**TASK TO CARRY OUT**: The records below must be output exactly, without pictures.

──────

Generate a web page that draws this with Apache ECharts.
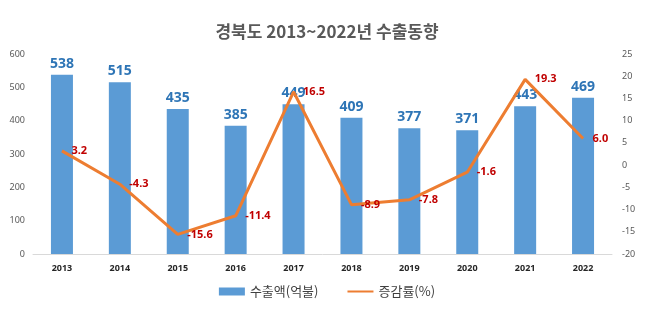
<!DOCTYPE html>
<html><head><meta charset="utf-8">
<script src="https://cdn.jsdelivr.net/npm/echarts@6/dist/echarts.min.js"></script>
<style>html,body{margin:0;padding:0;background:#fff}#c{width:654px;height:321px}</style>
</head><body><div id="c"></div>
<script>
const categories = ['2013','2014','2015','2016','2017','2018','2019','2020','2021','2022'];
const exportValues = [538,515,435,385,449,409,377,371,443,469];
const growthRates = [3.2,-4.3,-15.6,-11.4,16.5,-8.9,-7.8,-1.6,19.3,6.0];
const titleText = '경북도 2013~2022년 수출동향';
const barName = '수출액(억불)';
const lineName = '증감률(%)';

const chart = echarts.init(document.getElementById('c'));
chart.setOption({
  backgroundColor:'#fff',
  animation:false,
  title:{text:titleText,left:'center',top:18,textStyle:{fontFamily:'Noto Sans CJK KR',fontSize:17,fontWeight:'bold',color:'#595959'}},
  grid:{left:33,right:42,top:54,bottom:67},
  legend:{bottom:18,left:'center',itemGap:28,itemWidth:26,itemHeight:8,
    textStyle:{fontFamily:'Noto Sans CJK KR',fontSize:13,color:'#404040'},
    data:[{name:barName,icon:'rect'},{name:lineName,itemStyle:{opacity:0}}]},
  xAxis:{type:'category',data:categories,
    axisLine:{lineStyle:{color:'#d9d9d9'}},axisTick:{show:false},
    axisLabel:{fontFamily:'Noto Sans',fontSize:9,fontWeight:'bold',color:'#262626',margin:10}},
  yAxis:[
    {type:'value',min:0,max:600,interval:100,splitLine:{show:false},
      axisLabel:{fontFamily:'Noto Sans',fontSize:9,color:'#595959',margin:8,align:'right'}},
    {type:'value',min:-20,max:25,interval:5,splitLine:{show:false},
      axisLabel:{fontFamily:'Noto Sans',fontSize:9,color:'#595959',margin:10}}
  ],
  series:[
    {name:barName,type:'bar',data:exportValues,barWidth:22,itemStyle:{color:'#5B9BD5'},
      label:{show:true,position:'top',distance:4,fontFamily:'Noto Sans',fontSize:14,fontWeight:'bold',color:'#2E75B6'}},
    {name:lineName,type:'line',yAxisIndex:1,data:growthRates,symbol:'circle',symbolSize:1,showSymbol:true,
      lineStyle:{color:'#ED7D31',width:3},itemStyle:{color:'rgba(237,125,49,0)'},
      label:{show:true,position:'right',distance:9,fontFamily:'Noto Sans',fontSize:11,fontWeight:'bold',color:'#C00000',
        formatter:p=>p.value.toFixed(1)}}
  ]
});
</script></body></html>
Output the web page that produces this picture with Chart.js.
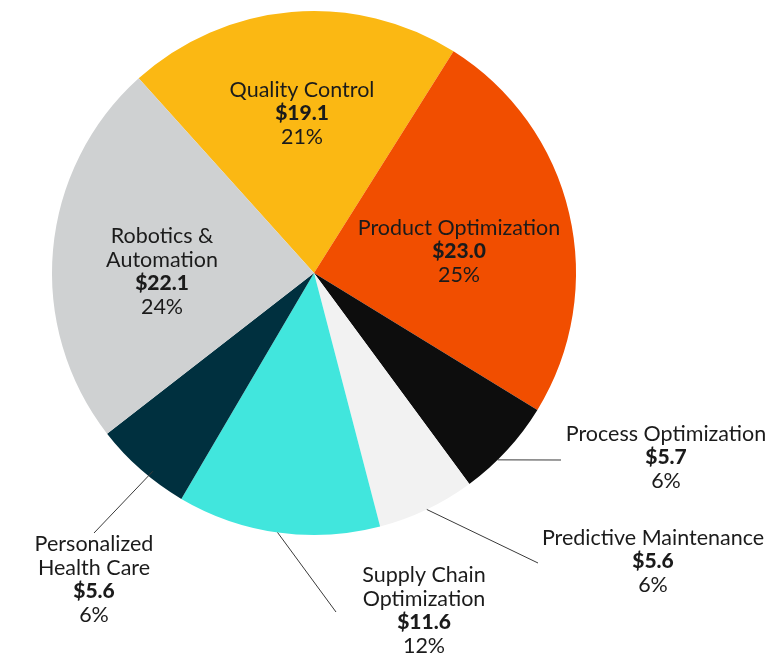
<!DOCTYPE html>
<html>
<head>
<meta charset="utf-8">
<script src="https://cdn.jsdelivr.net/npm/chart.js@4/dist/chart.umd.min.js"></script>
<style>
  html, body { margin: 0; padding: 0; background: #ffffff; }
  #wrap { width: 779px; height: 655px; position: relative; }
</style>
</head>
<body>
<div id="wrap"><canvas id="c" width="779" height="655"></canvas></div>
<script>
// ---- data ----
const categories = [
  ["Quality Control"],
  ["Product Optimization"],
  ["Process Optimization"],
  ["Predictive Maintenance"],
  ["Supply Chain", "Optimization"],
  ["Personalized", "Health Care"],
  ["Robotics &", "Automation"]
];
const values = [19.1, 23.0, 5.7, 5.6, 11.6, 5.6, 22.1];
const percentLabels = [21, 25, 6, 6, 12, 6, 24];
const colors = ["#FBB813", "#F14E00", "#0D0D0D", "#F2F2F2", "#41E6DD", "#00303F", "#CFD1D2"];

// label placement (offsets from pie centre, px) and leader lines
const labelLayout = [
  { dx: -12,  dy: -183 },
  { dx: 145,  dy: -45 },
  { dx: 352,  dy: 161, line: { a: 135.5, ex: 247, ey: 187 } },
  { dx: 339,  dy: 265, line: { a: 154.5, ex: 224, ey: 290 } },
  { dx: 110,  dy: 302, line: { a: 188.0, ex: 22,  ey: 339 } },
  { dx: -220, dy: 271, line: { a: 219.1, r: 0.975, ex: -220, ey: 260 } },
  { dx: -152, dy: -37 }
];

const labelPlugin = {
  id: 'sliceLabels',
  afterDatasetsDraw(chart) {
    const ctx = chart.ctx;
    const meta = chart.getDatasetMeta(0);
    const arc0 = meta.data[0];
    const cx = arc0.x, cy = arc0.y, R = arc0.outerRadius;
    const lh = 23.6;
    ctx.save();
    ctx.textAlign = 'center';
    ctx.textBaseline = 'middle';
    labelLayout.forEach((L, i) => {
      if (L.line) {
        const a = (L.line.a - 90) * Math.PI / 180;
        const rr = R * (L.line.r || 1);
        ctx.beginPath();
        ctx.strokeStyle = '#3a3a3a';
        ctx.lineWidth = 1;
        ctx.moveTo(cx + rr * Math.cos(a), cy + rr * Math.sin(a));
        ctx.lineTo(cx + L.line.ex, cy + L.line.ey);
        ctx.stroke();
      }
      const x = cx + L.dx;
      let y = cy + L.dy;
      ctx.fillStyle = '#1b1b1b';
      categories[i].forEach(t => {
        ctx.font = '400 21.5px Lato';
        ctx.fillText(t, x, y);
        y += lh;
      });
      ctx.font = '900 21px Lato';
      ctx.fillText('$' + values[i].toFixed(1), x, y);
      y += lh;
      ctx.font = '400 21.5px Lato';
      ctx.fillText(percentLabels[i] + '%', x, y);
    });
    ctx.restore();
  }
};

new Chart(document.getElementById('c'), {
  type: 'pie',
  data: {
    labels: categories.map(c => c.join(' ')),
    datasets: [{
      data: values,
      backgroundColor: colors,
      borderWidth: 0,
      hoverOffset: 0
    }]
  },
  options: {
    responsive: false,
    animation: false,
    rotation: -42,
    layout: { padding: { left: 52, right: 203, top: 11, bottom: 120 } },
    plugins: {
      legend: { display: false },
      tooltip: { enabled: false }
    }
  },
  plugins: [labelPlugin]
});
</script>
</body>
</html>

──────

**SOLUTION FOR THIS PROBLEM**:
Generate a web page that draws this with Apache ECharts.
<!DOCTYPE html>
<html><head><meta charset="utf-8">
<script src="https://cdn.jsdelivr.net/npm/echarts@6/dist/echarts.min.js"></script>
<style>html,body{margin:0;padding:0;background:#fff}#c{width:654px;height:321px}</style>
</head><body><div id="c"></div>
<script>
const categories = ['2013','2014','2015','2016','2017','2018','2019','2020','2021','2022'];
const exportValues = [538,515,435,385,449,409,377,371,443,469];
const growthRates = [3.2,-4.3,-15.6,-11.4,16.5,-8.9,-7.8,-1.6,19.3,6.0];
const titleText = '경북도 2013~2022년 수출동향';
const barName = '수출액(억불)';
const lineName = '증감률(%)';

const chart = echarts.init(document.getElementById('c'));
chart.setOption({
  backgroundColor:'#fff',
  animation:false,
  title:{text:titleText,left:'center',top:18,textStyle:{fontFamily:'Noto Sans CJK KR',fontSize:17,fontWeight:'bold',color:'#595959'}},
  grid:{left:33,right:42,top:54,bottom:67},
  legend:{bottom:18,left:'center',itemGap:28,itemWidth:26,itemHeight:8,
    textStyle:{fontFamily:'Noto Sans CJK KR',fontSize:13,color:'#404040'},
    data:[{name:barName,icon:'rect'},{name:lineName,itemStyle:{opacity:0}}]},
  xAxis:{type:'category',data:categories,
    axisLine:{lineStyle:{color:'#d9d9d9'}},axisTick:{show:false},
    axisLabel:{fontFamily:'Noto Sans',fontSize:9,fontWeight:'bold',color:'#262626',margin:10}},
  yAxis:[
    {type:'value',min:0,max:600,interval:100,splitLine:{show:false},
      axisLabel:{fontFamily:'Noto Sans',fontSize:9,color:'#595959',margin:8,align:'right'}},
    {type:'value',min:-20,max:25,interval:5,splitLine:{show:false},
      axisLabel:{fontFamily:'Noto Sans',fontSize:9,color:'#595959',margin:10}}
  ],
  series:[
    {name:barName,type:'bar',data:exportValues,barWidth:22,itemStyle:{color:'#5B9BD5'},
      label:{show:true,position:'top',distance:4,fontFamily:'Noto Sans',fontSize:14,fontWeight:'bold',color:'#2E75B6'}},
    {name:lineName,type:'line',yAxisIndex:1,data:growthRates,symbol:'circle',symbolSize:1,showSymbol:true,
      lineStyle:{color:'#ED7D31',width:3},itemStyle:{color:'rgba(237,125,49,0)'},
      label:{show:true,position:'right',distance:9,fontFamily:'Noto Sans',fontSize:11,fontWeight:'bold',color:'#C00000',
        formatter:p=>p.value.toFixed(1)}}
  ]
});
</script></body></html>
Output the web page that produces this picture with Chart.js.
<!DOCTYPE html>
<html>
<head>
<meta charset="utf-8">
<script src="https://cdn.jsdelivr.net/npm/chart.js@4/dist/chart.umd.min.js"></script>
<style>
  html, body { margin: 0; padding: 0; background: #ffffff; }
  #wrap { width: 779px; height: 655px; position: relative; }
</style>
</head>
<body>
<div id="wrap"><canvas id="c" width="779" height="655"></canvas></div>
<script>
// ---- data ----
const categories = [
  ["Quality Control"],
  ["Product Optimization"],
  ["Process Optimization"],
  ["Predictive Maintenance"],
  ["Supply Chain", "Optimization"],
  ["Personalized", "Health Care"],
  ["Robotics &", "Automation"]
];
const values = [19.1, 23.0, 5.7, 5.6, 11.6, 5.6, 22.1];
const percentLabels = [21, 25, 6, 6, 12, 6, 24];
const colors = ["#FBB813", "#F14E00", "#0D0D0D", "#F2F2F2", "#41E6DD", "#00303F", "#CFD1D2"];

// label placement (offsets from pie centre, px) and leader lines
const labelLayout = [
  { dx: -12,  dy: -183 },
  { dx: 145,  dy: -45 },
  { dx: 352,  dy: 161, line: { a: 135.5, ex: 247, ey: 187 } },
  { dx: 339,  dy: 265, line: { a: 154.5, ex: 224, ey: 290 } },
  { dx: 110,  dy: 302, line: { a: 188.0, ex: 22,  ey: 339 } },
  { dx: -220, dy: 271, line: { a: 219.1, r: 0.975, ex: -220, ey: 260 } },
  { dx: -152, dy: -37 }
];

const labelPlugin = {
  id: 'sliceLabels',
  afterDatasetsDraw(chart) {
    const ctx = chart.ctx;
    const meta = chart.getDatasetMeta(0);
    const arc0 = meta.data[0];
    const cx = arc0.x, cy = arc0.y, R = arc0.outerRadius;
    const lh = 23.6;
    ctx.save();
    ctx.textAlign = 'center';
    ctx.textBaseline = 'middle';
    labelLayout.forEach((L, i) => {
      if (L.line) {
        const a = (L.line.a - 90) * Math.PI / 180;
        const rr = R * (L.line.r || 1);
        ctx.beginPath();
        ctx.strokeStyle = '#3a3a3a';
        ctx.lineWidth = 1;
        ctx.moveTo(cx + rr * Math.cos(a), cy + rr * Math.sin(a));
        ctx.lineTo(cx + L.line.ex, cy + L.line.ey);
        ctx.stroke();
      }
      const x = cx + L.dx;
      let y = cy + L.dy;
      ctx.fillStyle = '#1b1b1b';
      categories[i].forEach(t => {
        ctx.font = '400 21.5px Lato';
        ctx.fillText(t, x, y);
        y += lh;
      });
      ctx.font = '900 21px Lato';
      ctx.fillText('$' + values[i].toFixed(1), x, y);
      y += lh;
      ctx.font = '400 21.5px Lato';
      ctx.fillText(percentLabels[i] + '%', x, y);
    });
    ctx.restore();
  }
};

new Chart(document.getElementById('c'), {
  type: 'pie',
  data: {
    labels: categories.map(c => c.join(' ')),
    datasets: [{
      data: values,
      backgroundColor: colors,
      borderWidth: 0,
      hoverOffset: 0
    }]
  },
  options: {
    responsive: false,
    animation: false,
    rotation: -42,
    layout: { padding: { left: 52, right: 203, top: 11, bottom: 120 } },
    plugins: {
      legend: { display: false },
      tooltip: { enabled: false }
    }
  },
  plugins: [labelPlugin]
});
</script>
</body>
</html>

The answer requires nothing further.